Vij has also submitted a detailed letter to Finance Minister Nirmala Sitharaman, highlighting the criticality of the issue. “MEG is an essential ingredient for the production of polyester fibres, polyester chips, fibre, and yarn, which are further processed to produce value-added products such as filaments, fabrics, and garments. This entire value chain constitutes the man-made fibre (MMF) industry, which is the growth engine of India’s textile sector,” he said.

In India, MEG is manufactured by only three producers—Reliance Industries Limited (RIL), Indian Oil Corporation Limited (IOCL), and India Glycols (IG). The largest producer, RIL, consumes nearly 60 per cent of its own output, leading to an acute shortage in the domestic market. The current demand–supply gap is estimated at approximately 12 lakh tons per year, even with all three plants operating at full capacity. The installed capacity of Indian plants is 26.04 lakh tons per year. During 2025–26, MEG production is expected to be 19.41 lakh tons against consumption of 31 lakh tons, resulting in a shortage of 11.59 lakh tons, Vij informed the minister.

The association warned that imposing ADD on MEG could jeopardise new investments of around ₹20,000 crore announced by the downstream consumer industry, along with potential job creation for three lakh people. “It is requested that the user-MMF industry be supported by not imposing any anti-dumping duty on MEG,” the letter stated.

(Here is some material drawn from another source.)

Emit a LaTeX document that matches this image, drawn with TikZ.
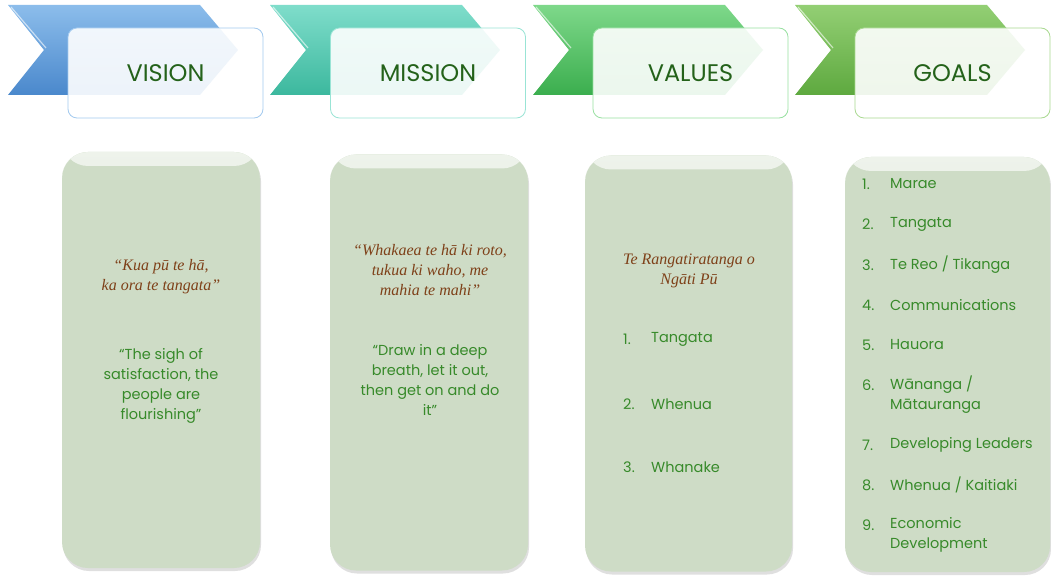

Vij further argued that the government plans to rationalise GST rates on MMF products as part of the Next-Gen GST Reforms from September 22, 2025. “If any anti-dumping duty is levied on MEG, the basic raw material, the industry will not benefit from the new GST rates. Instead, this will hamper the growth of the MMF sector and lead to a loss of potential job creation,” he cautioned.